==== COLLECTED MATERIAL ====
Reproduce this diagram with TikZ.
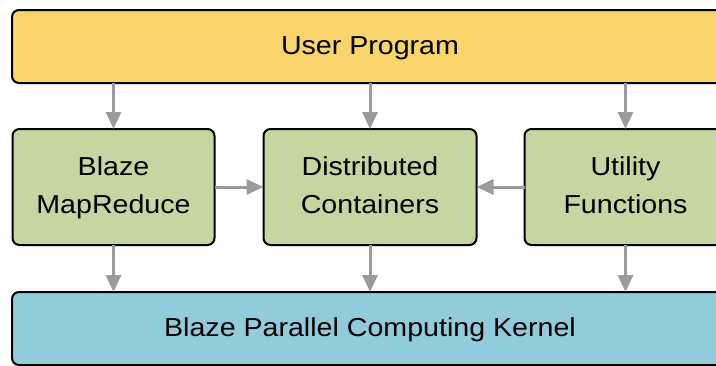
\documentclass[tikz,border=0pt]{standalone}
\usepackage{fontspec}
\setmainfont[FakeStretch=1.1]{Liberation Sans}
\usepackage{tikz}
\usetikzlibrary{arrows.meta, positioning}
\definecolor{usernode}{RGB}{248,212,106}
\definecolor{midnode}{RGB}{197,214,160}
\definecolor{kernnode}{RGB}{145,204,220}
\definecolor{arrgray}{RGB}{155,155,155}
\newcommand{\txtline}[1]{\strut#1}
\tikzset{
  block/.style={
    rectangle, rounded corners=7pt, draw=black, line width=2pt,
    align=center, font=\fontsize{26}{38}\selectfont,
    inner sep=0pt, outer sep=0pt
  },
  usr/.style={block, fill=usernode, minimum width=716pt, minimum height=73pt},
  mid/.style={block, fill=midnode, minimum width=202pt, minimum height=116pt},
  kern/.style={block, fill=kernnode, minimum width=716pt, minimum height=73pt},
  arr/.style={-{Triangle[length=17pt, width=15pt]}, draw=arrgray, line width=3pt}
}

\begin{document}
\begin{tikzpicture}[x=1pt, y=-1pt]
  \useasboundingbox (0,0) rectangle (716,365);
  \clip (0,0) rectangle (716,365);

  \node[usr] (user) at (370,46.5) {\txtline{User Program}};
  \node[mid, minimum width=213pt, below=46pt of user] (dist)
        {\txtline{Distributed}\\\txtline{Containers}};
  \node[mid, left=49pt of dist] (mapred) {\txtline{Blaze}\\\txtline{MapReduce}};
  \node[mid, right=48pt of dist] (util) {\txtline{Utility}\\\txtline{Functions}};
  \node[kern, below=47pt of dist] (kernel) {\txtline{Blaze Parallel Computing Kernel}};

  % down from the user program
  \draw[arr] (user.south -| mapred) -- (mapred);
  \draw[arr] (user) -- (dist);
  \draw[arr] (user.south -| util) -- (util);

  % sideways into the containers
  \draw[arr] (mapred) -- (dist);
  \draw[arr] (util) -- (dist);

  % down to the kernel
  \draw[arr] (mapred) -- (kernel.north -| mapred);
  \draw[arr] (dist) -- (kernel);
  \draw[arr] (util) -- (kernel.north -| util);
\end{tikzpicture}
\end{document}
====
(OBJECTIVE) Leave the pictures out and please restate exactly the lines running from the start of the material through the one with "util) -- (util);".

(EXERCISE OUTPUT)
Reproduce this diagram with TikZ.
\documentclass[tikz,border=0pt]{standalone}
\usepackage{fontspec}
\setmainfont[FakeStretch=1.1]{Liberation Sans}
\usepackage{tikz}
\usetikzlibrary{arrows.meta, positioning}
\definecolor{usernode}{RGB}{248,212,106}
\definecolor{midnode}{RGB}{197,214,160}
\definecolor{kernnode}{RGB}{145,204,220}
\definecolor{arrgray}{RGB}{155,155,155}
\newcommand{\txtline}[1]{\strut#1}
\tikzset{
  block/.style={
    rectangle, rounded corners=7pt, draw=black, line width=2pt,
    align=center, font=\fontsize{26}{38}\selectfont,
    inner sep=0pt, outer sep=0pt
  },
  usr/.style={block, fill=usernode, minimum width=716pt, minimum height=73pt},
  mid/.style={block, fill=midnode, minimum width=202pt, minimum height=116pt},
  kern/.style={block, fill=kernnode, minimum width=716pt, minimum height=73pt},
  arr/.style={-{Triangle[length=17pt, width=15pt]}, draw=arrgray, line width=3pt}
}

\begin{document}
\begin{tikzpicture}[x=1pt, y=-1pt]
  \useasboundingbox (0,0) rectangle (716,365);
  \clip (0,0) rectangle (716,365);

  \node[usr] (user) at (370,46.5) {\txtline{User Program}};
  \node[mid, minimum width=213pt, below=46pt of user] (dist)
        {\txtline{Distributed}\\\txtline{Containers}};
  \node[mid, left=49pt of dist] (mapred) {\txtline{Blaze}\\\txtline{MapReduce}};
  \node[mid, right=48pt of dist] (util) {\txtline{Utility}\\\txtline{Functions}};
  \node[kern, below=47pt of dist] (kernel) {\txtline{Blaze Parallel Computing Kernel}};

  % down from the user program
  \draw[arr] (user.south -| mapred) -- (mapred);
  \draw[arr] (user) -- (dist);
  \draw[arr] (user.south -| util) -- (util);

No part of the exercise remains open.